I think of it this way... regardless of what we hear in the news or see on television - murder is always a shock to the community. (unless you live in a drug infested slum where it happens frequently)

So the first thing that happens is, you have a bunch of strangers descend on the area - news people sticking microphones in front of anyone who will talk... police, psychologists, etc.

The natural reaction when dealing with strangers in this situation is to express sufficient shock and horror AND not look like a scumbag for throwing around criticisms when you don't know what's going on. Most people are simply trying to be "nice" in their own way. They're afraid too, that what they say could come back to haunt them.

As for statements pubished in newspapers... I'd definitely have to take those with a grain of salt after all the times I've heard about quotes being made up (and yes I know people this has directly happened to).

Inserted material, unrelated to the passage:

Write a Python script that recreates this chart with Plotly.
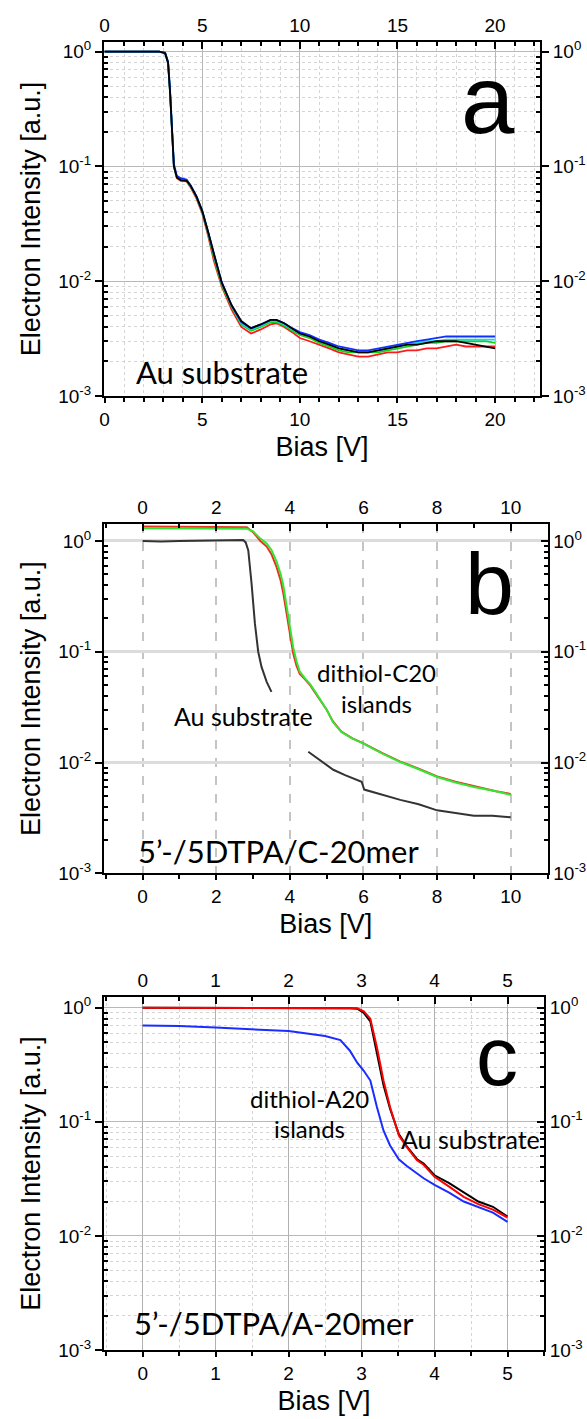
import plotly.graph_objects as go

W, H = 587, 1419

# ---------------- data: panel a (Au substrate, 5 scans) ----------------
A_BIAS = [0, 1, 2, 2.8, 3.1, 3.25, 3.35, 3.45, 3.55, 3.7, 3.9, 4.2, 4.4, 4.7,
          5.0, 5.3, 5.6, 6.0, 6.5, 7.0, 7.5, 8.0, 8.5, 8.8, 9.2, 9.6, 10, 10.5,
          11, 11.5, 12, 12.5, 13, 13.5, 14, 14.5, 15, 15.5, 16, 16.5, 17, 17.5,
          18, 18.5, 19, 19.5, 20]
A_BLACK = [1.0, 1.0, 1.0, 1.0,
           0.97, 0.80, 0.45, 0.20, 0.10,
           0.080, 0.076, 0.075, 0.068, 0.055,
           0.041, 0.027, 0.017, 0.0097, 0.0062,
           0.0045, 0.0039, 0.0042, 0.0046, 0.0046,
           0.0043, 0.0039, 0.0035, 0.0033, 0.0030,
           0.0028, 0.0026, 0.0025, 0.0024, 0.0024,
           0.0025, 0.0026, 0.0027, 0.0028, 0.0028,
           0.0029, 0.0030, 0.0030, 0.0030, 0.0029,
           0.0028, 0.0027, 0.0026]
A_BLUE = [1.0, 1.0, 1.0, 1.0,
          0.98, 0.82, 0.47, 0.21, 0.105,
          0.083, 0.079, 0.077, 0.069, 0.055,
          0.041, 0.027, 0.017, 0.0098, 0.0062,
          0.0044, 0.0039, 0.0042, 0.0046, 0.0046,
          0.0043, 0.0039, 0.0036, 0.0034, 0.0031,
          0.0029, 0.0027, 0.0026, 0.0025, 0.0025,
          0.0026, 0.0027, 0.0028, 0.0029, 0.0030,
          0.0031, 0.0032, 0.0033, 0.0033, 0.0033,
          0.0033, 0.0033, 0.0033]
A_CYAN = [1.0, 1.0, 1.0, 1.0,
          0.97, 0.81, 0.46, 0.20, 0.10,
          0.081, 0.077, 0.076, 0.068, 0.055,
          0.041, 0.027, 0.017, 0.0096, 0.0061,
          0.0043, 0.0038, 0.0041, 0.0045, 0.0045,
          0.0042, 0.0038, 0.0035, 0.0033, 0.0030,
          0.0028, 0.0026, 0.0025, 0.0024, 0.0024,
          0.0025, 0.0026, 0.0027, 0.0028, 0.0029,
          0.0030, 0.0030, 0.0031, 0.0031, 0.0031,
          0.0031, 0.0031, 0.0031]
A_GREEN = [1.0, 1.0, 1.0, 1.0,
           0.97, 0.80, 0.45, 0.20, 0.10,
           0.080, 0.076, 0.075, 0.067, 0.054,
           0.040, 0.026, 0.016, 0.0093, 0.0060,
           0.0042, 0.0037, 0.0040, 0.0044, 0.0044,
           0.0041, 0.0037, 0.0034, 0.0032, 0.0029,
           0.0027, 0.0025, 0.0024, 0.0024, 0.0024,
           0.0024, 0.0025, 0.0026, 0.0027, 0.0028,
           0.0029, 0.0029, 0.0030, 0.0030, 0.0030,
           0.0030, 0.0030, 0.0029]
A_RED = [1.0, 1.0, 1.0, 1.0,
         0.97, 0.80, 0.45, 0.20, 0.10,
         0.079, 0.075, 0.074, 0.066, 0.053,
         0.039, 0.025, 0.015, 0.0090, 0.0057,
         0.0040, 0.0035, 0.0038, 0.0042, 0.0043,
         0.0040, 0.0036, 0.0032, 0.0030, 0.0028,
         0.0026, 0.0024, 0.0023, 0.0022, 0.0022,
         0.0023, 0.0024, 0.0024, 0.0025, 0.0025,
         0.0026, 0.0026, 0.0027, 0.0028, 0.0027,
         0.0027, 0.0027, 0.0027]

# ---------------- data: panel b (C-20mer) ----------------
B_BIAS = [0, 0.5, 1, 1.5, 2, 2.5, 2.83, 3.0, 3.2, 3.37, 3.5, 3.64, 3.75, 3.82,
          3.9, 3.96, 4.03, 4.09, 4.18, 4.27, 4.4, 4.55, 4.7, 4.82, 5.0, 5.17,
          5.4, 5.7, 6.0, 6.5, 7.0, 7.5, 8.0, 8.5, 9.0, 9.6, 10.0]
B_RED = [1.35, 1.35, 1.35, 1.34, 1.34, 1.34, 1.33, 1.20, 1.00, 0.89,
         0.76, 0.58, 0.44, 0.34, 0.23, 0.168, 0.125, 0.097, 0.075, 0.063,
         0.057, 0.050, 0.042, 0.0365, 0.030, 0.0235, 0.019, 0.0165, 0.0149, 0.0122,
         0.0102, 0.0088, 0.0075, 0.0067, 0.0061, 0.0055, 0.0052]
B_GREEN = [1.30, 1.30, 1.30, 1.30, 1.30, 1.30, 1.29, 1.22, 1.05, 0.95,
           0.83, 0.65, 0.50, 0.40, 0.28, 0.20, 0.145, 0.11, 0.082, 0.066,
           0.058, 0.051, 0.043, 0.037, 0.030, 0.0232, 0.0189, 0.0164, 0.0148, 0.0121,
           0.0101, 0.0087, 0.0074, 0.0066, 0.0060, 0.0055, 0.0051]
B_AU_BIAS = [0, 0.5, 1, 1.5, 2, 2.5, 2.73, 2.8, 2.87, 2.96, 3.05, 3.14, 3.23, 3.37, 3.5,
             None,
             4.5, 4.8, 5.18, 5.5, 5.95, 6.02, 6.5, 7.0, 7.5, 8.0, 8.5, 9.0, 9.5, 10.0]
B_AU = [1.0, 0.99, 1.0, 1.01, 1.01, 1.02, 1.02, 0.97, 0.82, 0.41, 0.18, 0.10, 0.073, 0.0535, 0.0434,
        None,
        0.0125, 0.0106, 0.0086, 0.0077, 0.0067, 0.0057, 0.0051, 0.0046, 0.0042, 0.0037,
        0.0035, 0.0033, 0.0033, 0.0032]

# ---------------- data: panel c (A-20mer) ----------------
C_BIAS = [0, 0.5, 1, 1.5, 2, 2.5, 2.71, 2.84, 2.94, 3.03, 3.12, 3.21, 3.30, 3.39,
          3.51, 3.62, 3.76, 3.85, 4.0, 4.2, 4.4, 4.6, 4.8, 5.0]
C_BLACK = [1.0, 1.0, 1.0, 1.0, 1.0, 0.99, 0.99, 0.99, 0.98, 0.90,
           0.76, 0.40, 0.21, 0.13, 0.078, 0.061, 0.047, 0.043, 0.034, 0.029,
           0.024, 0.020, 0.018, 0.0148]
C_RED = [1.0, 1.0, 1.0, 1.0, 1.0, 0.99, 0.99, 0.99, 0.99, 0.93,
         0.80, 0.45, 0.23, 0.135, 0.076, 0.060, 0.046, 0.042, 0.033, 0.027,
         0.022, 0.019, 0.017, 0.0145]
C_BLUE = [0.70, 0.69, 0.67, 0.65, 0.625, 0.565, 0.52, 0.42, 0.33, 0.28,
          0.23, 0.135, 0.084, 0.062, 0.047, 0.041, 0.035, 0.032, 0.028, 0.024,
          0.020, 0.018, 0.016, 0.0133]

Y_TICK_VALS = [0.001, 0.01, 0.1, 1]
Y_TICK_TEXT = ["10<sup>-3</sup>", "10<sup>-2</sup>", "10<sup>-1</sup>", "10<sup>0</sup>"]
Y_TITLE = "Electron Intensity [a.u.]"
X_TITLE = "Bias [V]"

# ---------------- styling ----------------
FONT = "Liberation Sans Narrow, Liberation Sans, Arial, sans-serif"
ANN_FONT = "Lato, Gill Sans, Open Sans, sans-serif"
TICKFONT = dict(family=FONT, size=19, color="black")
TITLEFONT = dict(family=FONT, size=27, color="black")
MINOR_Y = [k * 10 ** e for e in (-3, -2, -1) for k in range(2, 10)]


def px2x(p):
    return p / W


def px2y(p):
    return 1 - p / H


fig = go.Figure()

# panel geometry in pixels
PANELS = [
    dict(xd=(104, 540), yd=(42, 396), xr=[-0.03, 22.3], yr=[-3, 0.084], dt=5, mdt=1,
         xgrid=dict(gridcolor="#b8b8b8", gridwidth=1.3, griddash="solid"),
         ygrid=dict(gridcolor="#b8b8b8", gridwidth=1.3, griddash="solid"),
         minorgrid=True, rticks="outside"),
    dict(xd=(104, 547.5), yd=(524, 873.3), xr=[-1.05, 11.0], yr=[-3, 0.153], dt=2, mdt=1,
         xgrid=dict(gridcolor="#c4c4c4", gridwidth=1.5, griddash="dash"),
         ygrid=dict(gridcolor="#dcdcdc", gridwidth=3, griddash="solid"),
         minorgrid=False, rticks="inside"),
    dict(xd=(104, 544), yd=(997, 1350), xr=[-0.53, 5.5], yr=[-3, 0.094], dt=1, mdt=0.5,
         xgrid=dict(gridcolor="#b0b0b0", gridwidth=1.3, griddash="solid"),
         ygrid=dict(gridcolor="#b8b8b8", gridwidth=1.3, griddash="solid"),
         minorgrid=True, rticks="inside"),
]

layout_axes = {}
for i, p in enumerate(PANELS):
    n_main = 2 * i + 1
    n_over = 2 * i + 2
    xm = "x" if n_main == 1 else f"x{n_main}"
    ym = "y" if n_main == 1 else f"y{n_main}"
    xo = f"x{n_over}"
    yo = f"y{n_over}"
    xdom = [px2x(p["xd"][0]), px2x(p["xd"][1])]
    ydom = [px2y(p["yd"][1]), px2y(p["yd"][0])]
    common_line = dict(showline=True, linecolor="black", linewidth=2, zeroline=False,
                       automargin=False, tickfont=TICKFONT, tickcolor="black")
    minor_x = dict(dtick=p["mdt"], ticks="outside", ticklen=4, tickcolor="black",
                   showgrid=p["minorgrid"], gridcolor="#d4d4d4", griddash="dot", gridwidth=1)
    minor_y = dict(tickmode="array", tickvals=MINOR_Y, ticks="inside", ticklen=4,
                   tickcolor="black", showgrid=p["minorgrid"], gridcolor="#d4d4d4",
                   griddash="dot", gridwidth=1)
    layout_axes["xaxis" if n_main == 1 else f"xaxis{n_main}"] = dict(
        domain=xdom, anchor=ym, range=p["xr"], dtick=p["dt"], tick0=0,
        ticks="outside", ticklen=5, tickwidth=1.5, showgrid=True, **p["xgrid"],
        minor=minor_x, title=dict(text=X_TITLE, font=TITLEFONT, standoff=8),
        **common_line)
    layout_axes[f"xaxis{n_over}"] = dict(
        overlaying=xm, anchor=ym, side="top", range=p["xr"], dtick=p["dt"], tick0=0,
        ticks="inside", ticklen=7, tickwidth=1.5, showgrid=False,
        minor=dict(dtick=p["mdt"], ticks="inside", ticklen=4, tickcolor="black", showgrid=False),
        **common_line)
    layout_axes["yaxis" if n_main == 1 else f"yaxis{n_main}"] = dict(
        domain=ydom, anchor=xm, type="log", range=p["yr"], tickmode="array",
        tickvals=Y_TICK_VALS, ticktext=Y_TICK_TEXT, ticks="outside", ticklen=7,
        tickwidth=1.5, showgrid=True, **p["ygrid"], minor=minor_y,
        title=dict(text=Y_TITLE, font=TITLEFONT, standoff=10), **common_line)
    layout_axes[f"yaxis{n_over}"] = dict(
        overlaying=ym, anchor=xm, side="right", type="log", range=p["yr"], tickmode="array",
        tickvals=Y_TICK_VALS, ticktext=Y_TICK_TEXT, ticks=p["rticks"], ticklen=7,
        tickwidth=1.5, showgrid=False,
        minor=dict(tickmode="array", tickvals=MINOR_Y, ticks="inside", ticklen=4,
                   tickcolor="black", showgrid=False),
        **common_line)
    # dummy trace so the overlay axes are drawn
    fig.add_trace(go.Scatter(x=[None], y=[None], xaxis=xo, yaxis=yo, showlegend=False,
                             hoverinfo="skip"))


def line(x, y, color, xa, ya, w=1.8, name=None, gaps=False):
    fig.add_trace(go.Scatter(x=x, y=y, mode="lines", line=dict(color=color, width=w),
                             xaxis=xa, yaxis=ya, showlegend=False, name=name,
                             connectgaps=gaps))


# panel a
line(A_BIAS, A_RED, "#ff1a1a", "x", "y", name="scan red")
line(A_BIAS, A_GREEN, "#12d412", "x", "y", name="scan green")
line(A_BIAS, A_CYAN, "#17d8e6", "x", "y", name="scan cyan")
line(A_BIAS, A_BLUE, "#1030ff", "x", "y", name="scan blue")
line(A_BIAS, A_BLACK, "#000000", "x", "y", name="scan black")
# panel b
line(B_AU_BIAS, B_AU, "#333333", "x3", "y3", w=2.0, name="Au substrate")
line(B_BIAS, B_RED, "#e8321e", "x3", "y3", w=2.0, name="dithiol-C20 red")
line(B_BIAS, B_GREEN, "#33e633", "x3", "y3", w=2.0, name="dithiol-C20 green")
# panel c
line(C_BIAS, C_BLACK, "#000000", "x5", "y5", w=2.0, name="Au substrate black")
line(C_BIAS, C_RED, "#ff0000", "x5", "y5", w=2.0, name="Au substrate red")
line(C_BIAS, C_BLUE, "#1a2cff", "x5", "y5", w=2.0, name="dithiol-A20 islands")


def note(text, xc, yc, size, family=ANN_FONT, xanchor="center"):
    return dict(text=text, x=px2x(xc), y=px2y(yc), xref="paper", yref="paper",
                xanchor=xanchor, yanchor="middle", showarrow=False,
                font=dict(family=family, size=size, color="black"))


annotations = [
    note("a", 488, 100, 96, family=FONT),
    note("b", 489, 583, 88, family=FONT),
    note("c", 497, 1056, 84, family=FONT),
    note("Au substrate", 222, 372, 31),
    note("Au substrate", 243, 716, 25),
    note("dithiol-C20", 376, 672, 24),
    note("islands", 376, 703, 24),
    note("5’-/5DTPA/C-20mer", 278, 851, 31),
    note("dithiol-A20", 309, 1098, 24),
    note("islands", 309, 1128, 24),
    note("Au substrate", 470, 1139, 25),
    note("5’-/5DTPA/A-20mer", 274, 1323, 31),
]

fig.update_layout(
    width=W, height=H, margin=dict(l=0, r=0, t=0, b=0),
    paper_bgcolor="white", plot_bgcolor="white", showlegend=False,
    annotations=annotations, **layout_axes,
)

fig.write_html("out.html")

However Helen, you'd be happy to know that I saw a local news story last night... they're looking for a young man who has disappeared. He was living on a farm with an "older woman" (he is 24 she is 43).... so far no one knows what's happened to him. The news hounds interviewed one of the neighbors - an old lady. She said, oh yes, that woman is certainly strange. (no murder yet - but there you go *grin*)

6:03 PM, March 28, 2006  
Blogger Derek Knighten said...

Jumping in here one second, and I know I'm a little late to the commenting. The gun that was used to kill the undercover cop was never established to be a gun of Greg Knighten's father. Maybe it was in the fantasy land of Innocence Lost, if that is your source. The Texas Rangers confiscated a gun of his dad's, but that gun wasn't proven to have been the weapon.

Also,"In the Midlothian case, high school students remained silent despite knowledge that a murder was planned." This should read: Midlothian PD kept him in the school after his cover had been blown months (MONTHS) prior.